-- PROMPT --
Leave out the pictures, then output the lines of the records below from the first through the one containing "plt.rcParams['font.family'] = ['Roboto', 'DejaVu".

-- ENTRIES SHOWN --
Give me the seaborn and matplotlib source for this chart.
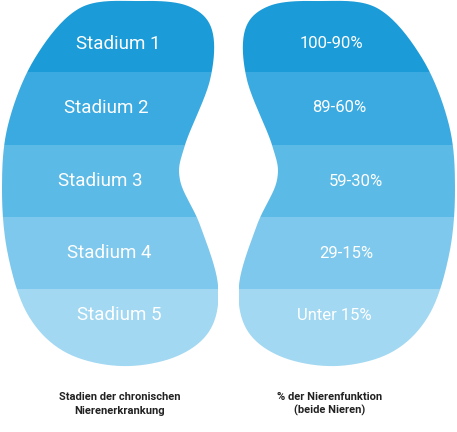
import numpy as np
import seaborn as sns
import matplotlib.pyplot as plt
from matplotlib.path import Path
from matplotlib.patches import PathPatch

sns.set_theme(style="white")
plt.rcParams['font.family'] = ['Roboto', 'DejaVu Sans']

stages = ["Stadium 1", "Stadium 2", "Stadium 3", "Stadium 4", "Stadium 5"]
functions = ["100-90%", "89-60%", "59-30%", "29-15%", "Unter 15%"]
colors = ["#1b9bd7", "#3aaae0", "#5cbae6", "#7dc8ec", "#a2d8f2"]
band_edges = [0, 72, 145, 217, 289, 370]
left_label_x = [118, 106, 100, 109, 119]
right_label_x = [331, 339, 356, 346, 334]
label_y = [44, 108, 181, 253, 315]


def smooth_closed(pts, n=20):
    pts = np.asarray(pts, float)
    out = []
    m = len(pts)
    for i in range(m):
        p0, p1, p2, p3 = pts[i - 1], pts[i], pts[(i + 1) % m], pts[(i + 2) % m]
        for t in np.linspace(0, 1, n, endpoint=False):
            t2, t3 = t * t, t * t * t
            out.append(0.5 * ((2 * p1) + (-p0 + p2) * t + (2 * p0 - 5 * p1 + 4 * p2 - p3) * t2
                              + (-p0 + 3 * p1 - 3 * p2 + p3) * t3))
    out.append(out[0])
    return np.array(out)


kidney = [(80, 8), (140, 1), (188, 6), (212, 30), (210, 80), (185, 145),
          (180, 180), (200, 225), (218, 285), (210, 330), (175, 357), (120, 366),
          (65, 352), (28, 315), (8, 255), (2, 190), (8, 125), (35, 58)]
left_pts = smooth_closed(kidney)
right_pts = left_pts.copy()
right_pts[:, 0] = 457 - right_pts[:, 0]

fig = plt.figure(figsize=(4.57, 4.32), dpi=100)
ax = fig.add_axes([0, 0, 1, 1])
ax.set_xlim(0, 457)
ax.set_ylim(432, 0)
ax.axis("off")

for pts in (left_pts, right_pts):
    clip = PathPatch(Path(pts), facecolor="none", edgecolor="none")
    ax.add_patch(clip)
    x0 = pts[:, 0].min()
    w = pts[:, 0].max() - x0
    for i, c in enumerate(colors):
        bars = ax.barh(band_edges[i], w, left=x0, height=band_edges[i + 1] - band_edges[i],
                       align="edge", color=c, edgecolor="none")
        for b in bars:
            b.set_clip_path(clip)

for i in range(5):
    ax.text(left_label_x[i], label_y[i], stages[i], color="white", fontsize=13.5,
            ha="center", va="center")
    ax.text(right_label_x[i], label_y[i], functions[i], color="white", fontsize=12,
            ha="center", va="center")

ax.text(120, 404, "Stadien der chronischen\nNierenerkrankung", fontsize=8,
        fontweight="bold", color="#222222", ha="center", va="center", linespacing=1.4)
ax.text(330, 404, "% der Nierenfunktion\n(beide Nieren)", fontsize=8,
        fontweight="bold", color="#222222", ha="center", va="center", linespacing=1.4)

fig.savefig("out.png", dpi=100)
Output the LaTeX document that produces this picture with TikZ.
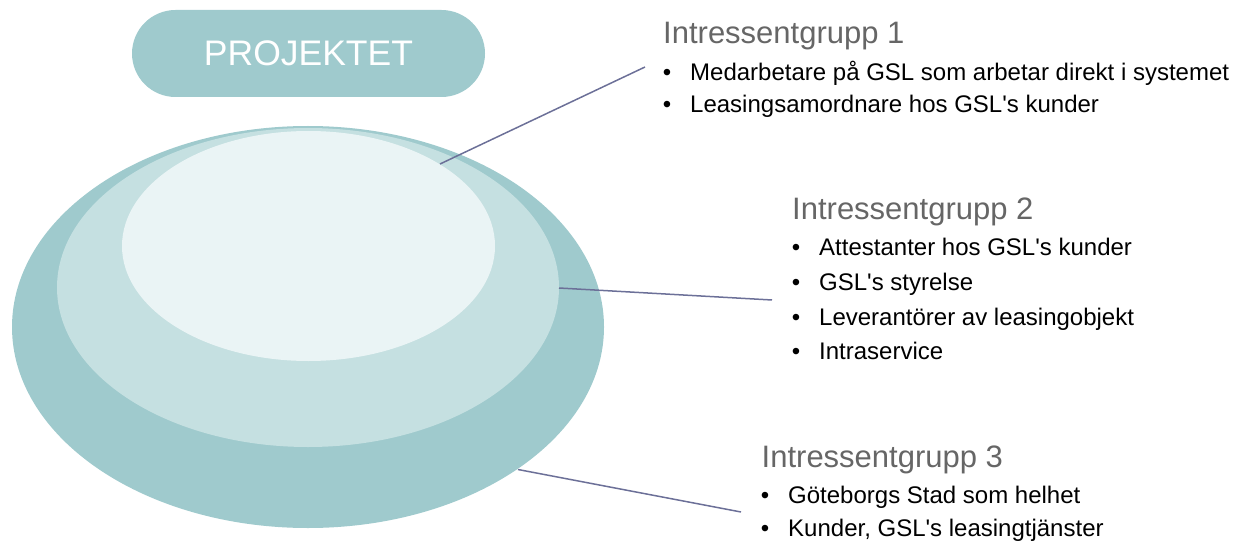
\documentclass[tikz,border=0pt]{standalone}
\usepackage{fontspec}
\setmainfont{Liberation Sans}
\usetikzlibrary{shapes.geometric}
\definecolor{outerc}{HTML}{9FCACD}
\definecolor{midc}{HTML}{C5E0E1}
\definecolor{innerc}{HTML}{EAF4F5}
\definecolor{linec}{HTML}{6C7098}
\definecolor{titlec}{HTML}{666666}
\newcommand{\apo}{\textquotesingle}
\tikzset{
  ring/.style={ellipse, inner sep=0pt, draw=none},
  grouptitle/.style={anchor=base west, inner sep=0pt, text=titlec, font=\fontsize{31}{36}\selectfont},
  item/.style={anchor=base west, inner sep=0pt, text=black, font=\fontsize{24}{28}\selectfont},
  dot/.style={anchor=base, inner sep=0pt, text=black, font=\fontsize{24}{28}\selectfont},
  leader/.style={draw=linec, line width=1.5pt},
}
\begin{document}
\begin{tikzpicture}[x=1pt,y=-1pt]
\useasboundingbox (0,0) rectangle (1238,545);
% project box
\node[fill=outerc, rounded corners=43.5pt, minimum width=353pt, minimum height=87pt, inner sep=0pt,
      text=white, font=\fontsize{35.5}{40}\selectfont] (proj) at (308.5,53.5) {PROJEKTET};
% ellipses
\node[ring, fill=outerc, minimum width=592pt, minimum height=402pt] (outer) at (308,327) {};
\node[ring, fill=midc, minimum width=502pt, minimum height=319pt] (mid) at (308,287.5) {};
\node[ring, fill=innerc, minimum width=373pt, minimum height=230pt] (inner) at (308.5,246) {};
% group 1
\node[grouptitle] (g1) at (663,43.3) {Intressentgrupp 1};
\node[dot] (b11) at (667,81) {\textbullet};
\node[item] (i11) at (690,81) {Medarbetare på GSL som arbetar direkt i systemet};
\node[dot] (b12) at (667,113) {\textbullet};
\node[item] (i12) at (690,113) {Leasingsamordnare hos GSL\apo s kunder};
% group 2
\node[grouptitle] (g2) at (792,219) {Intressentgrupp 2};
\node[dot] (b21) at (796,255.7) {\textbullet};
\node[item] (i21) at (819,255.7) {Attestanter hos GSL\apo s kunder};
\node[dot] (b22) at (796,290.5) {\textbullet};
\node[item] (i22) at (819,290.5) {GSL\apo s styrelse};
\node[dot] (b23) at (796,325) {\textbullet};
\node[item] (i23) at (819,325) {Leverantörer av leasingobjekt};
\node[dot] (b24) at (796,359.5) {\textbullet};
\node[item] (i24) at (819,359.5) {Intraservice};
% group 3
\node[grouptitle] (g3) at (761.5,467.7) {Intressentgrupp 3};
\node[dot] (b31) at (765,503) {\textbullet};
\node[item] (i31) at (788,503) {Göteborgs Stad som helhet};
\node[dot] (b32) at (765,536) {\textbullet};
\node[item] (i32) at (788,536) {Kunder, GSL\apo s leasingtjänster};
% leader lines
\coordinate (s1) at (440,164);
\coordinate (e1) at (645,67);
\coordinate (s2) at (559,288);
\coordinate (e2) at (772,300);
\coordinate (s3) at (518,469.5);
\coordinate (e3) at (741,512);
\draw[leader] (s1) -- (e1);
\draw[leader] (s2) -- (e2);
\draw[leader] (s3) -- (e3);
\end{tikzpicture}
\end{document}
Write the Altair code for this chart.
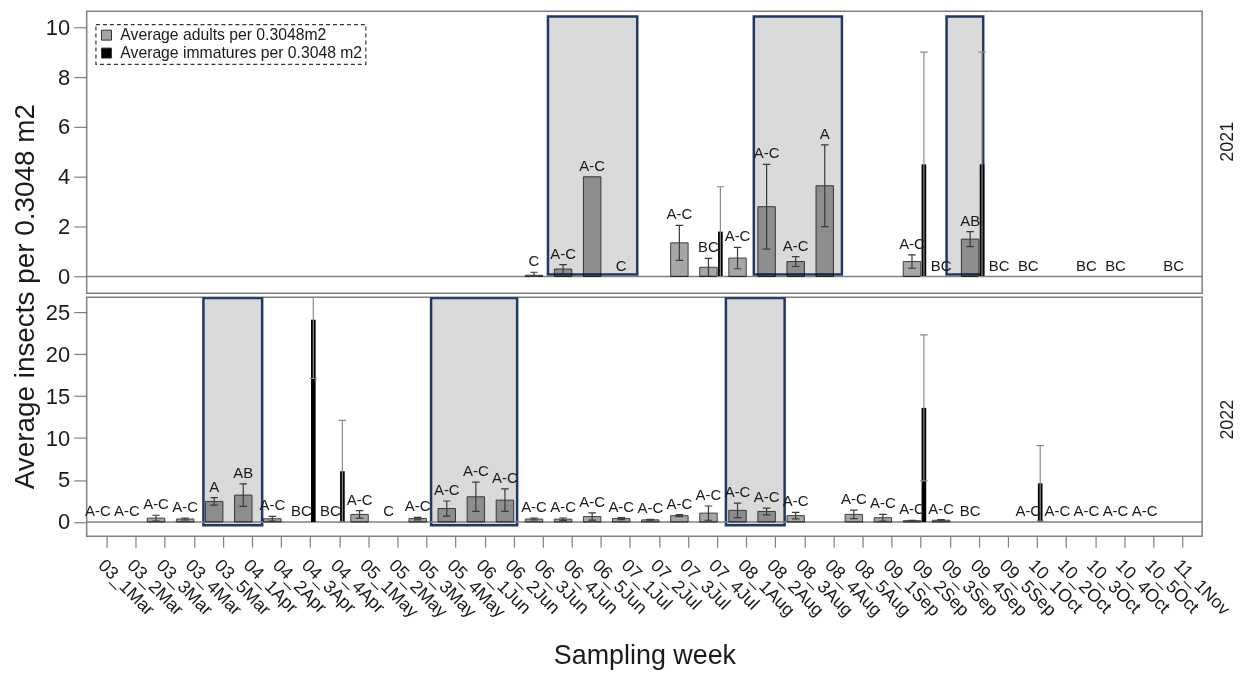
import altair as alt
import pandas as pd

FONT = "Liberation Sans"
C_ADULT = "Average adults per 0.3048m2"
C_IMM = "Average immatures per 0.3048 m2"

weeks = ["03_1Mar", "03_2Mar", "03_3Mar", "03_4Mar", "03_5Mar",
         "04_1Apr", "04_2Apr", "04_3Apr", "04_4Apr",
         "05_1May", "05_2May", "05_3May", "05_4May",
         "06_1Jun", "06_2Jun", "06_3Jun", "06_4Jun", "06_5Jun",
         "07_1Jul", "07_2Jul", "07_3Jul", "07_4Jul",
         "08_1Aug", "08_2Aug", "08_3Aug", "08_4Aug", "08_5Aug",
         "09_1Sep", "09_2Sep", "09_3Sep", "09_4Sep", "09_5Sep",
         "10_1Oct", "10_2Oct", "10_3Oct", "10_4Oct", "10_5Oct",
         "11_1Nov"]

N = None
# ---- 2021 ----  (Mar | Apr | May | Jun | Jul | Aug | Sep | Oct | Nov)
adult_2021 = [N, N, N, N, N,  N, N, N, N,  N, N, N, N,  N, N, 0.05, 0.30, 4.00,
              0.00, N, 1.35, 0.37,  0.74, 2.80, 0.60, 3.64, N,  N, 0.60, 0.00, 1.50, 0.00,
              0.00, N, 0.00, 0.00, N,  0.00]
adult_se_2021 = [N, N, N, N, N,  N, N, N, N,  N, N, N, N,  N, N, 0.12, 0.18, 0.00,
                 0.00, N, 0.70, 0.36,  0.43, 1.70, 0.20, 1.64, N,  N, 0.27, 0.00, 0.30, 0.00,
                 0.00, N, 0.00, 0.00, N,  0.00]
letters_2021 = [N, N, N, N, N,  N, N, N, N,  N, N, N, N,  N, N, "C", "A-C", "A-C",
                "C", N, "A-C", "BC",  "A-C", "A-C", "A-C", "A", N,  N, "A-C", "BC", "AB", "BC",
                "BC", N, "BC", "BC", N,  "BC"]
imm_2021 = [N, N, N, N, N,  N, N, N, N,  N, N, N, N,  N, N, N, N, N,
            N, N, N, 1.80,  N, N, N, N, N,  N, 4.50, N, 4.50, N,
            N, N, N, N, N,  N]
imm_se_2021 = [N, N, N, N, N,  N, N, N, N,  N, N, N, N,  N, N, N, N, N,
               N, N, N, 1.80,  N, N, N, N, N,  N, 4.50, N, 4.50, N,
               N, N, N, N, N,  N]

# ---- 2022 ----
adult_2022 = [0.00, 0.00, 0.45, 0.35, 2.45,  3.20, 0.38, 0.00, 0.00,  0.90, 0.00, 0.40, 1.60,
              3.00, 2.60, 0.35, 0.33, 0.64,  0.40, 0.25, 0.75, 1.05,  1.38, 1.25, 0.75, N, 0.90,
              0.50, 0.15, 0.20, 0.00, N,  0.00, 0.00, 0.00, 0.00, 0.00,  N]
adult_se_2022 = [0.00, 0.00, 0.35, 0.12, 0.45,  1.35, 0.28, 0.00, 0.00,  0.45, 0.00, 0.15, 0.90,
                 1.75, 1.35, 0.12, 0.14, 0.43,  0.12, 0.05, 0.12, 0.85,  0.87, 0.40, 0.38, N, 0.50,
                 0.40, 0.05, 0.08, 0.00, N,  0.00, 0.00, 0.00, 0.00, 0.00,  N]
letters_2022 = ["A-C", "A-C", "A-C", "A-C", "A",  "AB", "A-C", "BC", "BC",  "A-C", "C", "A-C", "A-C",
                "A-C", "A-C", "A-C", "A-C", "A-C",  "A-C", "A-C", "A-C", "A-C",
                "A-C", "A-C", "A-C", N, "A-C",  "A-C", "A-C", "A-C", "BC", N,
                "A-C", "A-C", "A-C", "A-C", "A-C",  N]
imm_2022 = [N, N, N, N, N,  N, N, 24.10, 6.05,  N, N, N, N,  N, N, N, N, N,
            N, N, N, N,  N, N, N, N, N,  N, 13.60, N, N, N,
            4.60, N, N, N, N,  N]
imm_se_2022 = [N, N, N, N, N,  N, N, 7.00, 6.05,  N, N, N, N,  N, N, N, N, N,
               N, N, N, N,  N, N, N, N, N,  N, 8.70, N, N, N,
               4.50, N, N, N, N,  N]

# highlighted periods (in week-index units)
box_year = [2021, 2021, 2021, 2022, 2022, 2022]
box_start = [15.18, 22.26, 28.89, 3.33, 11.16, 21.30]
box_end = [18.25, 25.29, 30.15, 5.35, 14.12, 23.32]
box_low = [0.08, 0.08, 0.08, -0.40, -0.40, -0.40]
box_high = [10.43, 10.43, 10.43, 26.70, 26.70, 26.70]


def frames(adult, adult_se, letters, imm, imm_se, year):
    a, i = [], []
    for k in range(len(weeks)):
        if letters[k] is not None or adult[k] is not None:
            a.append(dict(k=k, mean=adult[k] or 0.0, se=adult_se[k] or 0.0,
                          letter=letters[k] or "", series=C_ADULT))
        if imm[k] is not None:
            i.append(dict(k=k, mean=imm[k], se=imm_se[k] or 0.0, series=C_IMM))
    b = pd.DataFrame(dict(year=box_year, start=box_start, end=box_end,
                          low=box_low, high=box_high))
    b = b[b.year == year]
    return pd.DataFrame(a), pd.DataFrame(i), b


label_expr = "[" + ",".join("'%s'" % w for w in weeks) + "][datum.value]"
W = 1120


def panel(year, ydom, yvals, height, bottom, top, label_y):
    adf, idf, bdf = frames(*(
        (adult_2021, adult_se_2021, letters_2021, imm_2021, imm_se_2021) if year == 2021 else
        (adult_2022, adult_se_2022, letters_2022, imm_2022, imm_se_2022)), year)

    xs = alt.Scale(domain=[-0.685, 37.68], nice=False, zero=False)
    ys = alt.Scale(domain=ydom, nice=False, zero=False)
    if bottom:
        xaxis = alt.Axis(values=list(range(len(weeks))), labelExpr=label_expr, labelAngle=45,
                         labelAlign="left", labelBaseline="top", labelOverlap=False, labelFlush=False,
                         labelFontSize=18, labelFont=FONT, labelColor="#1a1a1a", labelPadding=9,
                         grid=False, domain=False, tickColor="#7f7f7f", tickSize=11, tickWidth=1.2,
                         title="Sampling week", titleFontSize=27, titleFont=FONT,
                         titleFontWeight="normal", titleColor="#1a1a1a",
                         titleBaseline="alphabetic", titleY=128)
    else:
        xaxis = None
    yargs = dict(values=yvals, grid=False, domain=False, tickColor="#7f7f7f", tickSize=13,
                 tickWidth=1.2, labelFontSize=22, labelFont=FONT, labelColor="#1a1a1a",
                 labelPadding=4, labelFlush=False)
    if top:
        yaxis = alt.Axis(title="Average insects per 0.3048 m2", titleFontSize=28, titleFont=FONT,
                         titleFontWeight="normal", titleColor="#1a1a1a", titleAngle=270,
                         titleAlign="center", titleBaseline="alphabetic", titleX=-53, titleY=286,
                         **yargs)
    else:
        yaxis = alt.Axis(title=None, **yargs)

    def X(f):
        return alt.X(f + ":Q", scale=xs, axis=xaxis)

    def Y(f):
        return alt.Y(f + ":Q", scale=ys, axis=yaxis)

    if top:
        color = alt.Color("series:N",
                          scale=alt.Scale(domain=[C_ADULT, C_IMM], range=["#a6a6a6", "#000000"]),
                          legend=alt.Legend(title=None, orient="none", legendX=9, legendY=13,
                                            fillColor="white", strokeColor="#333333", padding=3,
                                            labelFont=FONT, labelFontSize=15.8, labelColor="#1a1a1a",
                                            labelOffset=6, labelLimit=400,
                                            symbolType="square", symbolSize=100,
                                            symbolStrokeColor="#333333", symbolStrokeWidth=1,
                                            rowPadding=1))
        gcol, icol = color, color
    else:
        gcol, icol = alt.value("#a6a6a6"), alt.value("#000000")

    boxes = alt.Chart(bdf).mark_rect(fill="#d9d9d9", stroke="#1f3864", strokeWidth=2.5,
                                     clip=True).encode(
        x=X("start"), x2="end:Q", y=Y("low"), y2="high:Q")

    zero = alt.Chart(pd.DataFrame({"v": [0]})).mark_rule(color="#808080", strokeWidth=1.5).encode(
        y=Y("v"))

    gbars = alt.Chart(adf).transform_filter("datum.mean > 0").transform_calculate(
        x1="datum.k - 0.6", x2="datum.k", y0="0").mark_rect(
        stroke="#404040", strokeWidth=1, blend="multiply").encode(
        x=X("x1"), x2="x2:Q", y=Y("mean"), y2="y0:Q", color=gcol)

    ibars = alt.Chart(idf).transform_calculate(
        x1="datum.k + 0.03", x2="datum.k + 0.19", y0="0").mark_rect().encode(
        x=X("x1"), x2="x2:Q", y=Y("mean"), y2="y0:Q", color=icol)

    def errs(df, center, half, col):
        base = alt.Chart(df).transform_filter("datum.se > 0").transform_calculate(
            xc="datum.k + (%f)" % center,
            c1="datum.k + (%f)" % (center - half),
            c2="datum.k + (%f)" % (center + half),
            lo="max(datum.mean - datum.se, 0)", hi="datum.mean + datum.se")
        line = base.mark_rule(color=col, strokeWidth=1.2, clip=True).encode(
            x=X("xc"), y=Y("lo"), y2="hi:Q")
        caps = base.transform_fold(["lo", "hi"], as_=["end", "yv"]).mark_rule(
            color=col, strokeWidth=1.2, clip=True).encode(x=X("c1"), x2="c2:Q", y=Y("yv"))
        return [line, caps]

    texts = alt.Chart(adf).transform_filter("datum.letter != ''").transform_calculate(
        xc="datum.k - 0.3", top="datum.mean + datum.se").mark_text(
        baseline="alphabetic", dy=-6, fontSize=15, font=FONT, color="#1a1a1a").encode(
        x=X("xc"), y=Y("top"), text="letter:N")

    ylabel = alt.Chart(pd.DataFrame({"year": [str(year)]})).mark_text(
        angle=270, align="center", baseline="top", fontSize=18, font=FONT,
        color="#1a1a1a").encode(text="year:N", x=alt.value(W + 17), y=alt.value(label_y))

    layers = [boxes, zero, gbars, ibars] + errs(adf, -0.3, 0.13, "#3a3a3a") + \
        errs(idf, 0.11, 0.13, "#8a8a8a") + [texts, ylabel]
    return alt.layer(*layers).properties(width=W, height=height)


top = panel(2021, [-0.67, 10.64], [0, 2, 4, 6, 8, 10], 283, bottom=False, top=True, label_y=131)
bot = panel(2022, [-1.7, 26.8], [0, 5, 10, 15, 20, 25], 240, bottom=True, top=False, label_y=123)

chart = alt.vconcat(top, bot, spacing=4, bounds="flush").resolve_scale(
    color="independent").resolve_legend(color="independent").properties(
    padding={"left": 3, "top": 1, "right": 0, "bottom": 0}
).configure_view(stroke="#808080", strokeWidth=1.5).configure_legend(
    strokeDash=[4, 3], strokeWidth=1.2)

chart.save("out.html", embed_options={"renderer": "svg", "actions": False})
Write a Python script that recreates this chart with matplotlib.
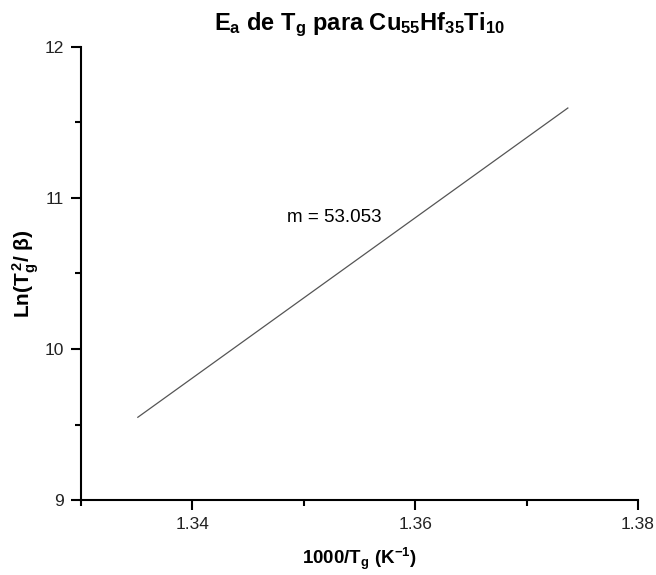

-- WORKED ANSWER --
Give me the seaborn and matplotlib source for this chart.
import numpy as np
import seaborn as sns
import matplotlib.pyplot as plt
from matplotlib.path import Path
from matplotlib.patches import PathPatch

sns.set_theme(style="white")
plt.rcParams['font.family'] = ['Roboto', 'DejaVu Sans']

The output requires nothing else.